Skewered Birds Thai Style
|Rock cornish game hens/8 squab, 1 pound each/16 to 24 quail (3 to 4 ounce each); thaw birds if frozen||12 Pound, frozen (Eight Pieces, 1 1/2 Pound Each)|
|Minced fresh cilantro||1⁄2 Cup (8 tbs) (Coriander)|
|Freshly ground black pepper||1⁄3 Cup (5.33 tbs)|
|Garlic||24 Clove (120 gm), minced or pressed|
|Thai sauce||1⁄2 Cup (8 tbs)|
Remove poultry necks and giblets; reserve for other uses.
With poultry or kitchen shears, cut birds lengthwise through breastbone and cartilage.
Place birds, skin side up, on a flat surface.
Press firmly, cracking bones slightly so birds lie reasonably flat.
Rinse and pat dry.
Using long skewers (about 18 inches or longer), thread birds by forcing 1 skewer into drumstick, through thigh, under backbone, through second thigh, and out through second drumstick.
Run a second skewer parallel to the first, going through breast, middle section of wing, over backbone, through middle section of the second wing, and out through other side of breast.
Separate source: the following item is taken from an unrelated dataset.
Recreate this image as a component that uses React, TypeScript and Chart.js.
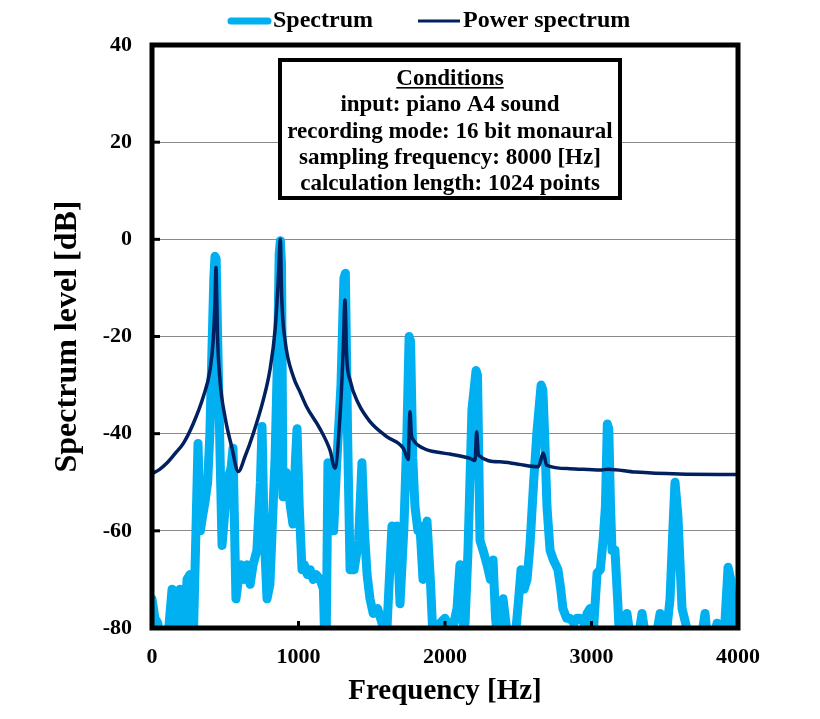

Skewers 18 inches long will hold 2 or 3 game hens or squab, or up to 6 quail.
Mash together cilantro, pepper, and garlic.
Rub mixture evenly over birds.
Place birds on a grill 4 to 6 inches above a solid bed of hot coals (you should be able to hold your hand at grill level for no more than 2 to 3 seconds).
Cook, turning as needed for even browning.
For rare quail, allow 8 to 10 minutes; for rare squab, allow 12 to 15 minutes; for well-done game hens (meat at thighbone is no longer pink when cut), allow 25 to 30 minutes.
Remove from skewers and serve with Thai Sauce.